A detailed report was released two months after Mr Allende's body was exhumed as part of an inquiry into his death.

Mr Allende's family has always accepted the official version.

But some of his supporters suspected he had been killed by soldiers.

Allende, who was 65, died in La Moneda presidential palace on 11 September 1973 as it was being bombed by air force jets and attacked by tanks.

The official version was that he shot himself - with a rifle given to him by his friend, the then Cuban leader Fidel Castro - as troops stormed the palace.

Mr Allende's family agreed to have his body exhumed from a cemetery in the capital, Santiago, so that an international team of experts, including specialists in ballistics, could determine the cause of death.

One wound, two shots

The official report handed in to the Chilean government concludes that Mr Allende was killed by two bullets shot from a rifle held between his legs.

Allende's daughter said the findings confirmed what the family had already assumed to be true

British ballistics expert David Pryor took part in the investigation and said the result was clear.

"The gun, an AKA rifle, was on automatic," he said.

"There was one wound in his skull, caused by two bullets. There is no evidence that a third person was involved," said Mr Pryor.

Senator Isabel Allende, a daughter of the late president, said the family had received the news with great peace.

"The report conclusions are consistent with what we already believed. When faced with extreme circumstances, he made the decision of taking his own life, instead of being humiliated," Ms Allende said.

Socialist reforms

Mr Allende, a member of the Socialist Party, became the first left-wing president of Chile when he was elected in September 1970.

He introduced a number of economic reforms, including the nationalisation of the mining industry, that angered the opposition and the US government at the time.

A series of strikes paralysed the country and left the capital isolated in the tense days that preceded the coup.

On 11 September 1973, President Allende was tipped off that part of the military would launch an attack to remove him from power.

Soldiers supporting the coup led by Gen. Augusto Pinochet take cover as bombs are dropped on the Presidential Palace of La Moneda in this 11 Sept 1973 file photo General Pinochet's forces attacked the presidential palace on 11 September 1973

He turned up at the Palacio de La Moneda carrying a rifle and ready to co-ordinate the resistance, witnesses said.
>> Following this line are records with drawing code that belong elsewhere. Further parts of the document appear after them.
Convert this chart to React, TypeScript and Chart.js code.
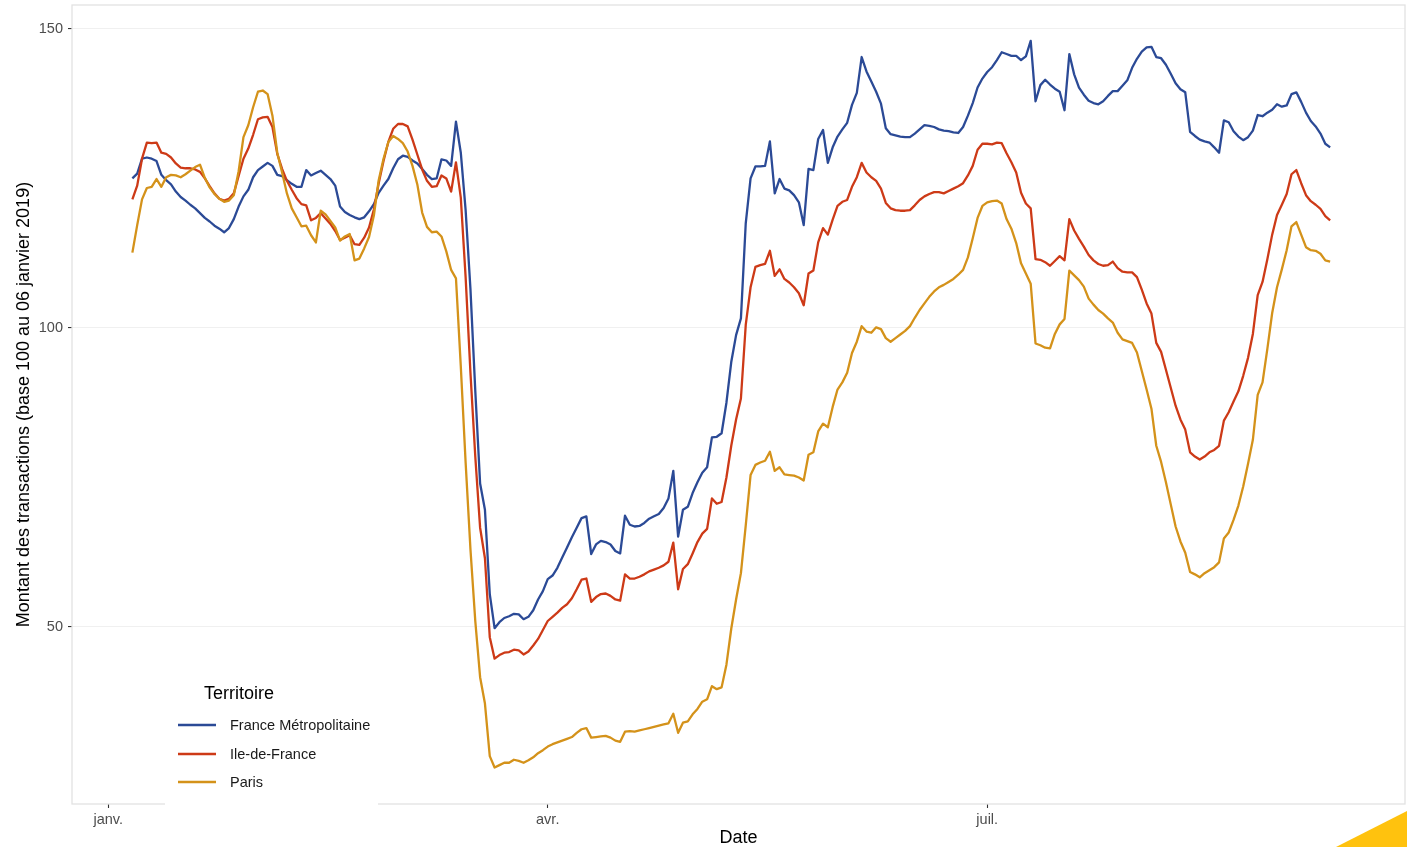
import React, { useEffect, useRef } from 'react';
import { Chart, registerables } from 'chart.js';

Chart.register(...registerables);

// Day index (days since 1 January 2020) of the first observation; one value per day after that.
const startDay = 5;

const xTickValues = [0, 91, 182];
const xTickLabels = ['janv.', 'avr.', 'juil.'];
const yTickValues = [50, 100, 150];

const seriesNames = ['France Métropolitaine', 'Ile-de-France', 'Paris'];
const seriesColors = ['#2B4A96', '#CD3A17', '#D4921A'];

const franceMetro = [
  125.0, 125.8, 128.3, 128.5, 128.3, 127.9, 125.6, 124.7, 124.0, 122.8,
  121.9, 121.3, 120.6, 120.0, 119.2, 118.4, 117.8, 117.1, 116.6, 116.0,
  116.7, 118.2, 120.3, 122.0, 123.1, 125.2, 126.4, 127.0, 127.6, 127.1,
  125.6, 125.4, 124.7, 124.1, 123.6, 123.6, 126.4, 125.5, 125.9, 126.3,
  125.6, 124.9, 123.8, 120.3, 119.4, 118.9, 118.5, 118.2, 118.5, 119.5,
  120.7, 122.6, 123.8, 124.9, 126.7, 128.2, 128.8, 128.6, 128.0, 127.5,
  126.6, 125.6, 124.9, 125.0, 128.2, 128.0, 127.1, 134.5, 129.3, 119.7,
  106.5, 89.5, 74.0, 69.6, 55.5, 49.8, 50.8, 51.5, 51.8, 52.2,
  52.1, 51.3, 51.7, 52.8, 54.6, 56.0, 58.0, 58.6, 59.9, 61.6,
  63.3, 65.0, 66.6, 68.2, 68.5, 62.2, 63.8, 64.4, 64.2, 63.8,
  62.7, 62.3, 68.6, 67.1, 66.8, 66.9, 67.4, 68.1, 68.5, 68.9,
  69.9, 71.5, 76.1, 65.1, 69.6, 70.1, 72.4, 74.2, 75.8, 76.7,
  81.7, 81.8, 82.4, 87.5, 94.3, 98.8, 101.6, 117.5, 125.0, 127.0,
  127.0, 127.1, 131.2, 122.5, 124.9, 123.3, 123.0, 122.2, 121.0, 117.2,
  126.6, 126.4, 131.6, 133.1, 127.6, 130.2, 132.0, 133.2, 134.3, 137.3,
  139.3, 145.3, 142.9, 141.2, 139.5, 137.5, 133.4, 132.4, 132.2, 132.0,
  131.9, 131.9, 132.5, 133.2, 133.9, 133.8, 133.6, 133.2, 133.0, 132.9,
  132.7, 132.6, 133.6, 135.5, 137.6, 140.2, 141.7, 142.8, 143.6, 144.8,
  146.1, 145.8, 145.5, 145.5, 144.8, 145.4, 148.0, 137.9, 140.6, 141.5,
  140.7, 140.0, 139.5, 136.4, 145.8, 142.4, 140.2, 139.0, 138.0, 137.6,
  137.4, 137.9, 138.8, 139.6, 139.6, 140.5, 141.4, 143.5, 145.0, 146.2,
  146.9, 147.0, 145.3, 145.1, 144.0, 142.5, 140.9, 139.9, 139.4, 132.8,
  132.1, 131.5, 131.2, 131.0, 130.2, 129.3, 134.7, 134.4, 132.9, 132.0,
  131.4, 131.9, 133.0, 135.6, 135.4, 136.0, 136.5, 137.4, 137.0, 137.2,
  139.1, 139.4, 137.8, 136.0, 134.6, 133.7, 132.5, 130.8, 130.2,
];

const ileDeFrance = [
  121.5, 123.8, 128.3, 131.0, 130.9, 131.0, 129.3, 129.1, 128.5, 127.5,
  126.8, 126.7, 126.7, 126.5, 126.1, 125.0, 123.7, 122.5, 121.6, 121.3,
  121.6, 122.5, 125.4, 128.3, 130.0, 132.3, 134.9, 135.2, 135.3, 133.6,
  129.1, 126.6, 124.6, 123.1, 121.7, 120.7, 120.5, 118.0, 118.4, 119.2,
  118.3, 117.4, 116.2, 114.7, 115.1, 115.5, 114.0, 113.9, 115.1, 116.8,
  119.8, 124.2, 127.9, 131.1, 133.3, 134.1, 134.1, 133.7, 131.5, 129.0,
  126.5, 124.6, 123.6, 123.7, 125.5, 125.0, 122.8, 127.7, 121.8, 108.5,
  92.5, 78.5, 66.6, 61.5, 48.3, 44.7, 45.3, 45.7, 45.8, 46.2,
  46.1, 45.4, 45.9, 46.9, 48.0, 49.5, 51.0, 51.7, 52.4, 53.2,
  53.8, 54.8, 56.3, 57.9, 58.1, 54.2, 55.0, 55.5, 55.6, 55.2,
  54.6, 54.4, 58.8, 58.1, 58.1, 58.4, 58.8, 59.3, 59.6, 59.9,
  60.3, 60.9, 64.1, 56.3, 59.7, 60.5, 62.3, 64.2, 65.6, 66.4,
  71.5, 70.6, 70.9, 75.0, 80.3, 84.7, 88.2, 100.5, 106.8, 110.2,
  110.5, 110.7, 112.9, 108.7, 109.8, 108.2, 107.6, 106.8, 105.8, 103.8,
  109.1, 109.6, 114.3, 116.7, 115.6, 118.1, 120.4, 121.1, 121.4, 123.6,
  125.2, 127.6, 126.0, 125.2, 124.6, 123.3, 120.9, 120.0, 119.7, 119.6,
  119.6, 119.7, 120.5, 121.4, 122.0, 122.4, 122.7, 122.7, 122.5, 122.9,
  123.3, 123.7, 124.2, 125.5, 127.1, 129.8, 130.8, 130.8, 130.7, 131.0,
  130.9, 129.2, 127.7, 126.0, 122.6, 120.8, 120.0, 111.5, 111.4, 111.0,
  110.4, 111.2, 112.0, 111.3, 118.2, 116.3, 114.9, 113.6, 112.2, 111.3,
  110.7, 110.4, 110.5, 111.1, 110.0, 109.4, 109.3, 109.3, 108.5, 106.4,
  104.1, 102.4, 97.5, 96.0, 93.0, 90.0, 87.0, 84.7, 83.0, 79.2,
  78.5, 78.0, 78.5, 79.2, 79.6, 80.3, 84.5, 85.9, 87.7, 89.4,
  92.0, 95.0, 99.0, 105.5, 107.7, 111.5, 115.6, 118.9, 120.6, 122.4,
  125.7, 126.4, 124.2, 122.2, 121.2, 120.6, 119.9, 118.7, 118.0,
];

const paris = [
  112.6, 117.2, 121.5, 123.4, 123.6, 124.9, 123.6, 125.2, 125.6, 125.5,
  125.2, 125.7, 126.3, 126.9, 127.3, 125.1, 123.5, 122.4, 121.6, 121.1,
  121.3, 122.2, 126.2, 131.9, 133.9, 136.9, 139.5, 139.7, 139.1, 135.5,
  129.3, 126.0, 122.5, 120.0, 118.5, 117.0, 117.1, 115.5, 114.3, 119.6,
  119.0, 117.9, 116.8, 114.6, 115.3, 115.7, 111.3, 111.6, 113.3, 115.2,
  118.8, 124.7, 128.3, 131.1, 132.1, 131.6, 130.9, 129.5, 127.1, 124.0,
  119.3, 116.9, 116.0, 116.1, 115.3, 112.8, 109.7, 108.3, 93.6, 77.5,
  63.0, 51.0, 41.6, 37.2, 28.4, 26.5, 26.9, 27.3, 27.3, 27.8,
  27.6, 27.3, 27.7, 28.2, 28.9, 29.4, 30.0, 30.4, 30.7, 31.0,
  31.3, 31.6, 32.3, 32.9, 33.1, 31.5, 31.6, 31.7, 31.8, 31.5,
  31.0, 30.8, 32.5, 32.6, 32.5, 32.7, 32.9, 33.1, 33.3, 33.5,
  33.7, 33.9, 35.5, 32.3, 34.0, 34.2, 35.4, 36.3, 37.5, 37.9,
  40.1, 39.6, 39.9, 43.7, 49.7, 54.6, 59.0, 67.0, 75.4, 77.1,
  77.5, 77.8, 79.3, 76.1, 76.7, 75.5, 75.4, 75.3, 75.0, 74.5,
  78.8, 79.2, 82.7, 84.0, 83.4, 86.8, 89.7, 90.9, 92.5, 95.8,
  97.7, 100.3, 99.4, 99.2, 100.1, 99.8, 98.3, 97.7, 98.3, 98.9,
  99.5, 100.3, 101.7, 103.0, 104.1, 105.2, 106.1, 106.8, 107.2, 107.7,
  108.2, 108.9, 109.7, 111.8, 115.0, 118.4, 120.4, 121.0, 121.2, 121.3,
  120.8, 118.2, 116.6, 114.2, 110.8, 109.1, 107.4, 97.4, 97.1, 96.7,
  96.6, 99.0, 100.6, 101.5, 109.6, 108.8, 108.0, 106.9, 104.9, 103.9,
  103.0, 102.4, 101.6, 100.9, 99.2, 98.1, 97.8, 97.5, 95.9, 92.8,
  89.7, 86.5, 80.3, 77.6, 74.2, 70.5, 66.8, 64.3, 62.4, 59.2,
  58.8, 58.3, 59.0, 59.5, 60.0, 60.8, 64.8, 65.8, 67.9, 70.3,
  73.5, 77.3, 81.3, 88.8, 90.9, 96.5, 102.5, 106.8, 109.8, 113.0,
  117.0, 117.7, 115.6, 113.5, 113.0, 112.9, 112.4, 111.3, 111.1,
];

const FONT = "'Liberation Sans', Arial, Helvetica, sans-serif";

const toPoints = (vals: number[]) => vals.map((v, i) => ({ x: startDay + i, y: v }));

const panelPlugin = {
  id: 'panelBorder',
  beforeDatasetsDraw(chart: any) {
    const { ctx, chartArea: a } = chart;
    ctx.save();
    ctx.strokeStyle = '#e2e2e2';
    ctx.lineWidth = 1.3;
    ctx.strokeRect(a.left, a.top, a.right - a.left, a.bottom - a.top);
    ctx.restore();
  },
};

const legendPlugin = {
  id: 'insideLegend',
  afterDraw(chart: any) {
    const { ctx } = chart;
    ctx.save();
    ctx.fillStyle = '#ffffff';
    ctx.fillRect(165, 668, 213, 140);
    ctx.fillStyle = '#000000';
    ctx.textBaseline = 'middle';
    ctx.textAlign = 'left';
    ctx.font = `18px ${FONT}`;
    ctx.fillText('Territoire', 204, 694);
    const rows = [725, 754, 782];
    seriesNames.forEach((name, i) => {
      ctx.strokeStyle = seriesColors[i];
      ctx.lineWidth = 2.3;
      ctx.beginPath();
      ctx.moveTo(178, rows[i]);
      ctx.lineTo(216, rows[i]);
      ctx.stroke();
      ctx.fillStyle = '#1a1a1a';
      ctx.font = `14.5px ${FONT}`;
      ctx.fillText(name, 230, rows[i] + 1);
    });
    // corner decoration
    ctx.fillStyle = '#FFC20E';
    ctx.beginPath();
    ctx.moveTo(1336, 847);
    ctx.lineTo(1407, 811);
    ctx.lineTo(1407, 847);
    ctx.closePath();
    ctx.fill();
    ctx.restore();
  },
};

export default function App() {
  const canvasRef = useRef<HTMLCanvasElement | null>(null);

  useEffect(() => {
    if (!canvasRef.current) return;
    const allSeries = [franceMetro, ileDeFrance, paris];
    const chart = new Chart(canvasRef.current, {
      type: 'line',
      data: {
        datasets: allSeries.map((vals, i) => ({
          label: seriesNames[i],
          data: toPoints(vals),
          borderColor: seriesColors[i],
          backgroundColor: seriesColors[i],
          borderWidth: 2.3,
          pointRadius: 0,
          tension: 0,
          fill: false,
          borderJoinStyle: 'round' as const,
          order: 2 - i,
        })),
      },
      options: {
        animation: false,
        responsive: true,
        maintainAspectRatio: false,
        layout: { padding: { top: 5, right: 2, left: 0, bottom: 0 } },
        plugins: {
          legend: { display: false },
          tooltip: { enabled: false },
        },
        scales: {
          x: {
            type: 'linear',
            min: -7.5,
            max: 268.5,
            afterBuildTicks: (scale: any) => {
              scale.ticks = xTickValues.map((v) => ({ value: v }));
            },
            afterFit: (scale: any) => {
              scale.height = 43;
              scale.paddingLeft = 0;
              scale.paddingRight = 0;
            },
            ticks: {
              autoSkip: false,
              maxRotation: 0,
              padding: 3,
              color: '#4d4d4d',
              font: { family: FONT, size: 14.5 },
              callback: (value: any) => {
                const idx = xTickValues.indexOf(Number(value));
                return idx >= 0 ? xTickLabels[idx] : '';
              },
            },
            grid: {
              drawOnChartArea: false,
              drawTicks: true,
              tickLength: 4,
              tickColor: '#333333',
              tickWidth: 1.1,
            },
            border: { display: false },
            title: {
              display: true,
              text: 'Date',
              color: '#000000',
              font: { family: FONT, size: 18, lineHeight: 1 },
              padding: { top: 0, bottom: 0 },
            },
          },
          y: {
            type: 'linear',
            min: 20.4,
            max: 154.0,
            afterBuildTicks: (scale: any) => {
              scale.ticks = yTickValues.map((v) => ({ value: v }));
            },
            afterFit: (scale: any) => {
              scale.width = 72;
              scale.paddingTop = 0;
              scale.paddingBottom = 0;
            },
            ticks: {
              padding: 5,
              color: '#4d4d4d',
              font: { family: FONT, size: 14.5 },
              callback: (value: any) => String(value),
            },
            grid: {
              color: '#f0f0f0',
              lineWidth: 1.1,
              drawTicks: true,
              tickLength: 4,
              tickColor: '#333333',
              tickWidth: 1.1,
            },
            border: { display: false },
            title: {
              display: true,
              text: 'Montant des transactions (base 100 au 06 janvier 2019)',
              color: '#000000',
              font: { family: FONT, size: 18, lineHeight: 1 },
              padding: { top: 15, bottom: 0 },
            },
          },
        },
      },
      plugins: [panelPlugin, legendPlugin],
    });
    return () => chart.destroy();
  }, []);

  return (
    <div style={{ position: 'absolute', left: 0, top: 0, width: 1407, height: 847, background: '#ffffff' }}>
      <canvas ref={canvasRef} />
    </div>
  );
}
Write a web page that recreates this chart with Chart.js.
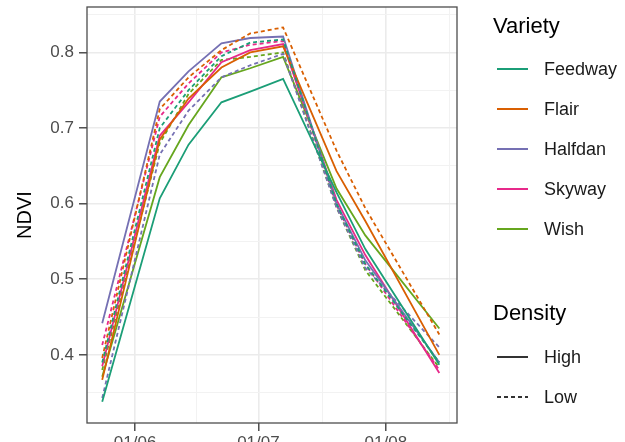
<!DOCTYPE html>
<html>
<head>
<meta charset="utf-8">
<script src="https://cdn.jsdelivr.net/npm/chart.js@4/dist/chart.umd.min.js"></script>
<style>
  html, body { margin: 0; padding: 0; background: #fff; overflow: hidden; }
  body { width: 625px; height: 442px; position: relative; font-family: 'Liberation Sans', Arial, sans-serif; }
  #ndvi { position: absolute; left: 0; top: 0; }
  #legend { position: absolute; left: 493px; top: 0; width: 132px; height: 442px; }
  .leg-title { position: absolute; left: 0; font-size: 22px; line-height: 24px; color: #000; white-space: nowrap; }
  .leg-item { position: absolute; left: 4px; height: 20px; line-height: 20px; display: flex; align-items: center; white-space: nowrap; font-size: 18px; color: #1a1a1a; }
  .leg-item svg { margin-right: 16px; flex: none; }
</style>
</head>
<body>
<canvas id="ndvi" width="625" height="455"></canvas>
<div id="legend"></div>
<script>
// ── NDVI through the season, by variety and density ──
const baseDay = Date.UTC(2021, 5, 1);

const dates = ['2021-05-24', '2021-06-07', '2021-06-14', '2021-06-22', '2021-06-29',
               '2021-07-07', '2021-07-20', '2021-07-27', '2021-08-14'];

const varieties = ['Feedway', 'Flair', 'Halfdan', 'Skyway', 'Wish'];
const varietyColors = ['#1B9E77', '#D95F02', '#7570B3', '#E7298A', '#66A61E'];
const densities = ['High', 'Low'];
const densityDash = [[], [4, 3]];

const feedwayHigh = [0.338, 0.607, 0.678, 0.734, 0.748, 0.765, 0.615, 0.540, 0.387];
const feedwayLow  = [0.390, 0.700, 0.750, 0.795, 0.813, 0.817, 0.600, 0.520, 0.390];
const flairHigh   = [0.367, 0.685, 0.739, 0.780, 0.800, 0.808, 0.643, 0.577, 0.400];
const flairLow    = [0.396, 0.725, 0.767, 0.803, 0.825, 0.833, 0.670, 0.594, 0.427];
const halfdanHigh = [0.442, 0.735, 0.775, 0.812, 0.819, 0.821, 0.600, 0.525, 0.390];
const halfdanLow  = [0.343, 0.665, 0.723, 0.767, 0.783, 0.798, 0.595, 0.515, 0.410];
const skywayHigh  = [0.385, 0.690, 0.734, 0.787, 0.803, 0.811, 0.605, 0.532, 0.376];
const skywayLow   = [0.413, 0.715, 0.759, 0.800, 0.810, 0.815, 0.598, 0.520, 0.380];
const wishHigh    = [0.371, 0.635, 0.704, 0.767, 0.779, 0.794, 0.620, 0.558, 0.435];
const wishLow     = [0.380, 0.680, 0.745, 0.790, 0.794, 0.800, 0.595, 0.512, 0.383];

const yMajorTicks = [0.4, 0.5, 0.6, 0.7, 0.8];
const yMinorTicks = [0.35, 0.45, 0.55, 0.65, 0.75, 0.85];
const monthStarts = ['2021-06-01', '2021-07-01', '2021-08-01', '2021-09-01'];
const xTickLabels = ['01/06', '01/07', '01/08'];

const seriesValues = {
  Feedway: { High: feedwayHigh, Low: feedwayLow },
  Flair:   { High: flairHigh,   Low: flairLow },
  Halfdan: { High: halfdanHigh, Low: halfdanLow },
  Skyway:  { High: skywayHigh,  Low: skywayLow },
  Wish:    { High: wishHigh,    Low: wishLow }
};

function toDay(s) {
  const [y, m, d] = s.split('-').map(Number);
  return (Date.UTC(y, m - 1, d) - baseDay) / 864e5;
}

const X_MIN = -11.7, X_MAX = 78.3;
const Y_MIN = 0.31, Y_MAX = 0.86;

const monthDays = monthStarts.map(toDay);
function buildXTicks() {
  const t = [];
  xTickLabels.forEach((lab, i) => t.push({ value: monthDays[i], text: lab, minor: false }));
  for (let i = 0; i < monthDays.length - 1; i++) {
    const mid = (monthDays[i] + monthDays[i + 1]) / 2;
    if (mid > X_MIN && mid < X_MAX) t.push({ value: mid, text: '', minor: true });
  }
  return t.sort((a, b) => a.value - b.value);
}
function buildYTicks() {
  const t = yMajorTicks.map(v => ({ value: v, text: v.toFixed(1), minor: false }))
    .concat(yMinorTicks.filter(v => v > Y_MIN && v < Y_MAX).map(v => ({ value: v, text: '', minor: true })));
  return t.sort((a, b) => a.value - b.value);
}

const datasets = [];
varieties.forEach((v, vi) => {
  densities.forEach((d, di) => {
    datasets.push({
      label: v + ' ' + d,
      data: dates.map((dt, i) => ({ x: toDay(dt), y: seriesValues[v][d][i] })),
      borderColor: varietyColors[vi],
      borderDash: densityDash[di],
      borderWidth: 1.8,
      pointRadius: 0,
      tension: 0,
      fill: false
    });
  });
});

const panelBorder = {
  id: 'panelBorder',
  afterDatasetsDraw(chart) {
    const { ctx, chartArea: a } = chart;
    ctx.save();
    ctx.strokeStyle = '#4d4d4d';
    ctx.lineWidth = 1.3;
    ctx.strokeRect(a.left, a.top, a.right - a.left, a.bottom - a.top);
    ctx.restore();
  }
};

const gridColor = c => c.tick && c.tick.minor ? '#F2F2F2' : '#EBEBEB';
const gridWidth = c => c.tick && c.tick.minor ? 1 : 1.6;
const tickColor = c => c.tick && c.tick.minor ? 'rgba(0,0,0,0)' : '#333333';
const tickFont = { family: "'Liberation Sans', Arial, sans-serif", size: 17 };

new Chart(document.getElementById('ndvi'), {
  type: 'line',
  data: { datasets },
  plugins: [panelBorder],
  options: {
    responsive: false,
    animation: false,
    devicePixelRatio: 1,
    layout: { padding: { top: 7, right: 168, left: 0, bottom: 0 } },
    plugins: { legend: { display: false }, tooltip: { enabled: false } },
    scales: {
      x: {
        type: 'linear',
        min: X_MIN, max: X_MAX,
        afterBuildTicks: s => { s.ticks = buildXTicks(); },
        afterFit: s => { s.height = 32; s.paddingLeft = 0; s.paddingRight = 0; },
        border: { display: false },
        grid: { color: gridColor, lineWidth: gridWidth, tickColor: tickColor, tickLength: 8, tickWidth: 1.3 },
        ticks: {
          autoSkip: false, maxRotation: 0, padding: 2, color: '#4d4d4d', font: tickFont,
          callback: (val, i, t) => t[i].text
        }
      },
      y: {
        min: Y_MIN, max: Y_MAX,
        afterBuildTicks: s => { s.ticks = buildYTicks(); },
        afterFit: s => { s.width = 87; s.paddingTop = 0; s.paddingBottom = 0; },
        border: { display: false },
        grid: { color: gridColor, lineWidth: gridWidth, tickColor: tickColor, tickLength: 8, tickWidth: 1.3 },
        ticks: {
          autoSkip: false, padding: 5, color: '#4d4d4d', font: tickFont,
          callback: (val, i, t) => t[i].text
        },
        title: {
          display: true, text: 'NDVI', color: '#000',
          font: { family: "'Liberation Sans', Arial, sans-serif", size: 20 },
          padding: { top: 13, bottom: 0 }
        }
      }
    }
  }
});

// legend (two guides: colour = Variety, line type = Density)
function keySvg(color, dash) {
  return `<svg width="31" height="4"><line x1="0" y1="2" x2="31" y2="2" stroke="${color}" stroke-width="2"` +
    (dash.length ? ` stroke-dasharray="${dash.join(',')}"` : '') + `/></svg>`;
}
const legend = document.getElementById('legend');
let html = `<div class="leg-title" style="top:14px">Variety</div>`;
varieties.forEach((v, i) => {
  html += `<div class="leg-item" style="top:${59 + i * 40}px">${keySvg(varietyColors[i], [])}<span>${v}</span></div>`;
});
html += `<div class="leg-title" style="top:301px">Density</div>`;
densities.forEach((d, i) => {
  html += `<div class="leg-item" style="top:${347 + i * 40}px">${keySvg('#333333', densityDash[i])}<span>${d}</span></div>`;
});
legend.innerHTML = html;
</script>
</body>
</html>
The coup led to 17 years of military rule under Gen Pinochet. More than 3,000 political opponents were killed or "disappeared" by the military.

Investigators are looking into more than 700 cases of alleged human rights abuses.

The legacy of Salvador Allende remains a divisive issue in Chile. For some, Mr Allende was a reckless Marxist, intent on turning Chile into another Cuba.

For the left, he was a democratic socialist and a victim of one of several US-sponsored military coups in Latin America in the 60s and 70s.